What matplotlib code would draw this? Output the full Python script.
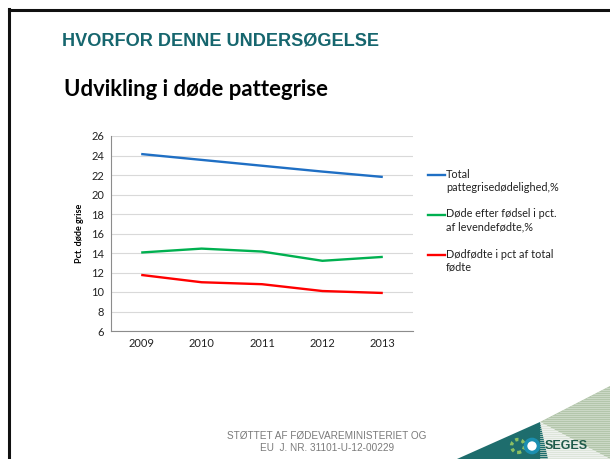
import matplotlib
matplotlib.use('Agg')
import matplotlib.pyplot as plt
from matplotlib.patches import Polygon, Ellipse
from matplotlib.lines import Line2D

years = ['2009', '2010', '2011', '2012', '2013']
total_dead = [24.15, 23.55, 22.95, 22.35, 21.8]
dead_after_birth = [14.05, 14.45, 14.15, 13.2, 13.6]
stillborn = [11.75, 11.0, 10.8, 10.1, 9.9]
series_names = ['Total\npattegrisedødelighed,%',
                'Døde efter fødsel i pct.\naf levendefødte,%',
                'Dødfødte i pct af total\nfødte']
series_colors = ['#1f6fc4', '#00b050', '#ff0000']
y_ticks = list(range(6, 27, 2))

W, H = 610, 459
fig = plt.figure(figsize=(W / 100, H / 100), dpi=100)
fig.patch.set_facecolor('white')


def px(pts):
    return [(a / W, 1 - b / H) for a, b in pts]


# slide frame
fig.add_artist(Line2D([8.5 / W, 8.5 / W], [0, 1 - 8.5 / H], color='#111111', lw=2.2))
fig.add_artist(Line2D([8.5 / W, 1], [1 - 9.5 / H, 1 - 9.5 / H], color='#111111', lw=2.2))

fig.text(61.5 / W, 1 - 41 / H, 'HVORFOR DENNE UNDERSØGELSE', color='#16666e',
         fontsize=13.05, fontweight='bold', family='Liberation Sans', va='center')
fig.text(64 / W, 1 - 90 / H, 'Udvikling i døde pattegrise', color='black',
         fontsize=15.9, fontweight='bold', family='Lato', va='center')

ax = fig.add_axes([111 / W, 1 - 331 / H, 302 / W, 195 / H])
x = list(range(len(years)))
for vals, col in zip([total_dead, dead_after_birth, stillborn], series_colors):
    ax.plot(x, vals, color=col, lw=1.7, solid_capstyle='butt')

ax.set_xlim(-0.5, len(years) - 0.5)
ax.set_ylim(6, 26)
ax.set_yticks(y_ticks)
ax.set_xticks(x)
ax.set_xticklabels(years)
ax.grid(axis='y', color='#d9d9d9', lw=0.8)
ax.set_axisbelow(True)
for s in ['top', 'right']:
    ax.spines[s].set_visible(False)
for s in ['left', 'bottom']:
    ax.spines[s].set_color('#8c8c8c')
    ax.spines[s].set_linewidth(0.8)
ax.tick_params(length=0, labelsize=8, pad=5, colors='#222222')
for lab in ax.get_xticklabels() + ax.get_yticklabels():
    lab.set_family('Lato')
ax.set_ylabel('Pct. døde grise', fontsize=6.5, fontweight='bold', family='Lato', labelpad=5)

# legend drawn by hand to mimic the office layout
leg_y = [175, 215, 255]
for name, col, yy in zip(series_names, series_colors, leg_y):
    fig.add_artist(Line2D([428 / W, 445 / W], [1 - yy / H, 1 - yy / H], color=col, lw=1.7))
    fig.text(446 / W, 1 - (yy - 6.5) / H, name, fontsize=7.8, family='Lato', va='top',
             linespacing=1.25, color='#222222')

# footer
fig.text(327 / W, 1 - 436 / H, 'STØTTET AF FØDEVAREMINISTERIET OG', fontsize=7.2,
         family='Liberation Sans', color='#7a7a7a', ha='center', va='center')
fig.text(327 / W, 1 - 448 / H, 'EU  J. NR. 31101-U-12-00229', fontsize=7.2,
         family='Liberation Sans', color='#7a7a7a', ha='center', va='center')

# corner decoration
fig.add_artist(Polygon(px([(540, 422), (610, 386), (610, 459)]),
                       closed=True, facecolor='#b3c6ab', edgecolor='none'))
for k in range(0, 75, 2):
    # pale stripes across the green wedge
    yy = 386 + k
    fig.add_artist(Line2D([max(540, 610 - k * 1.94) / W, 610 / W], [1 - yy / H, 1 - yy / H],
                          color='#d6e1d2', lw=0.5))
fig.add_artist(Polygon(px([(540, 422), (610, 459), (548, 459)]),
                       closed=True, facecolor='#eef1ee', edgecolor='none'))
fig.add_artist(Polygon(px([(457, 459), (540, 422), (548, 459)]),
                       closed=True, facecolor='#1e6d6d', edgecolor='none'))
fig.add_artist(Ellipse((518 / W, 1 - 446 / H), 13 / W, 13 / H, transform=fig.transFigure,
                       facecolor='#1e6d6d', edgecolor='#8cc063', lw=2.4, ls=(0, (1, 1))))
fig.add_artist(Ellipse((532 / W, 1 - 446 / H), 13 / W, 13 / H, transform=fig.transFigure,
                       facecolor='white', edgecolor='#1b8fb0', lw=2.6))
fig.text(566 / W, 1 - 446 / H, 'SEGES', fontsize=9, fontweight='bold', family='Liberation Sans',
         color='#1e5a4a', ha='center', va='center')

fig.savefig('out.png', dpi=100)
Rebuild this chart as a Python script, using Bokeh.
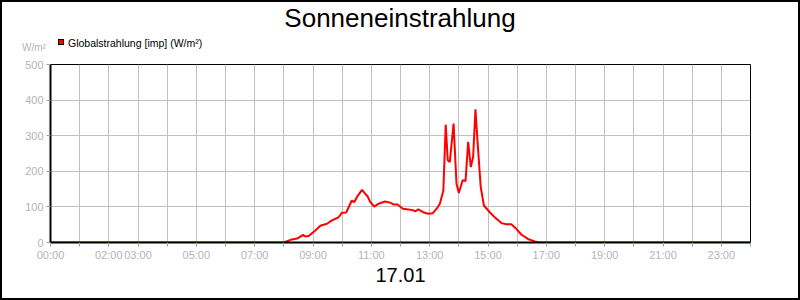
from bokeh.plotting import figure
from bokeh.layouts import column
from bokeh.models import Range1d, FixedTicker, Title, ColumnDataSource, Div
from bokeh.embed import file_html
from bokeh.resources import INLINE

# ---- data ----
hours = [0.0, 8.0, 8.23, 8.46, 8.66, 8.74, 8.85, 9.08, 9.25, 9.48, 9.65, 9.88,
         9.99, 10.14, 10.25, 10.33, 10.41, 10.51, 10.68, 10.79, 10.87, 10.96,
         11.1, 11.25, 11.47, 11.64, 11.76, 11.9, 12.08, 12.27, 12.46, 12.5,
         12.61, 12.78, 12.95, 13.1, 13.24, 13.35, 13.47, 13.55, 13.62, 13.69,
         13.82, 13.92, 14.0, 14.13, 14.23, 14.32, 14.41, 14.49, 14.57, 14.63,
         14.75, 14.86, 15.06, 15.23, 15.46, 15.63, 15.8, 15.97, 16.14, 16.37,
         16.6, 16.77, 24.0]
values = [0, 0, 7.5, 11, 21.6, 17, 18, 34, 47, 52.6, 62, 71,
          83.6, 84.5, 104, 118, 113, 128, 148, 137, 130, 114,
          101, 109, 115, 112, 107, 107, 95, 93, 90, 87,
          93, 85, 81, 82, 95, 109, 146, 331, 231, 226,
          334, 165, 139, 175, 173, 283, 212, 240, 374, 297,
          156, 104, 85, 71, 54.5, 51, 51, 38.5, 22.5, 10,
          3, 0, 0]
tick_hours = list(range(25))
labeled_hours = [0, 2, 3, 5, 7, 9, 11, 13, 15, 17, 19, 21, 23]
y_ticks = [0, 100, 200, 300, 400, 500]
title_text = "Sonneneinstrahlung"
series_name = "Globalstrahlung [imp] (W/m²)"
unit_text = "W/m²"
date_text = "17.01"
series_color = "#ff0000"

FONT = "Liberation Sans"
GRAY = "#b4b4b4"

# ---- header: title, unit, legend (HTML text) ----
HEAD_H = 56
head_html = (
    f'<div style="position:relative;width:800px;height:{HEAD_H}px;'
    f'font-family:\'{FONT}\',Arial,sans-serif;line-height:1;margin:0;padding:0;">'
    f'<span style="position:absolute;left:0;top:5px;width:800px;text-align:center;'
    f'font-size:26px;line-height:26px;color:black;white-space:nowrap;">{title_text}</span>'
    f'<span style="position:absolute;left:22px;top:43px;font-size:10px;line-height:10px;'
    f'color:{GRAY};white-space:nowrap;">{unit_text}</span>'
    f'<span style="position:absolute;left:58px;top:39px;width:6px;height:6px;'
    f'background:{series_color};border:1px solid black;"></span>'
    f'<span style="position:absolute;left:68px;top:38px;font-size:10.5px;line-height:10.5px;'
    f'color:black;white-space:nowrap;">{series_name}</span>'
    '</div>'
)
head = Div(text=head_html, width=800, height=HEAD_H, margin=0)

# ---- main chart ----
p = figure(width=800, height=300 - HEAD_H, output_backend="svg", toolbar_location=None,
           x_range=Range1d(0, 24), y_range=Range1d(0, 500),
           min_border_left=50, min_border_right=50, min_border_top=64 - HEAD_H,
           min_border_bottom=58, margin=0)
p.title = None
p.background_fill_color = "white"
p.border_fill_color = "white"
p.outline_line_color = "black"
p.outline_line_width = 1

src = ColumnDataSource(dict(h=hours, v=values))
p.line("h", "v", source=src, line_color=series_color, line_width=2)

xa = p.xaxis[0]
xa.ticker = FixedTicker(ticks=tick_hours)
xa.major_label_overrides = {h: (f"{h:02d}:00" if h in labeled_hours else "")
                            for h in tick_hours}
xa.minor_tick_line_color = None
xa.major_tick_in = 0
xa.major_tick_out = 4
xa.major_tick_line_color = "#a0a0a0"
xa.axis_line_color = "black"
xa.axis_line_width = 2
xa.major_label_text_color = GRAY
xa.major_label_text_font = FONT
xa.major_label_text_font_size = "11px"
xa.major_label_standoff = 2

ya = p.yaxis[0]
ya.ticker = FixedTicker(ticks=y_ticks)
ya.minor_tick_line_color = None
ya.major_tick_in = 0
ya.major_tick_out = 4
ya.major_tick_line_color = "#a0a0a0"
ya.axis_line_color = "black"
ya.axis_line_width = 2
ya.major_label_text_color = GRAY
ya.major_label_text_font = FONT
ya.major_label_text_font_size = "11px"
ya.major_label_standoff = 3

p.xgrid.ticker = FixedTicker(ticks=tick_hours)
p.xgrid.grid_line_color = "#c0c0c0"
p.ygrid.grid_line_color = "#c0c0c0"

p.add_layout(Title(text=date_text, align="center", text_font=FONT,
                   text_font_size="20px", text_font_style="normal",
                   text_color="black", standoff=4), "below")

layout = column(head, p, spacing=0, margin=0,
                stylesheets=[":host{position:relative;}",
                             ":host::after{content:'';position:absolute;left:0;top:0;"
                             "width:800px;height:300px;box-sizing:border-box;"
                             "border:2px solid black;pointer-events:none;z-index:1000;}"])

open("out.html", "w").write(file_html(layout, INLINE))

■ Goal:
Look above for the line with "Rebuild this chart" and the line with "from bokeh.resources import INLINE"; set down those two lines and all lines between them exactly, without pictures and without anything else.

■ Answer for this exercise:
Rebuild this chart as a Python script, using Bokeh.
from bokeh.plotting import figure
from bokeh.layouts import column
from bokeh.models import Range1d, FixedTicker, Title, ColumnDataSource, Div
from bokeh.embed import file_html
from bokeh.resources import INLINE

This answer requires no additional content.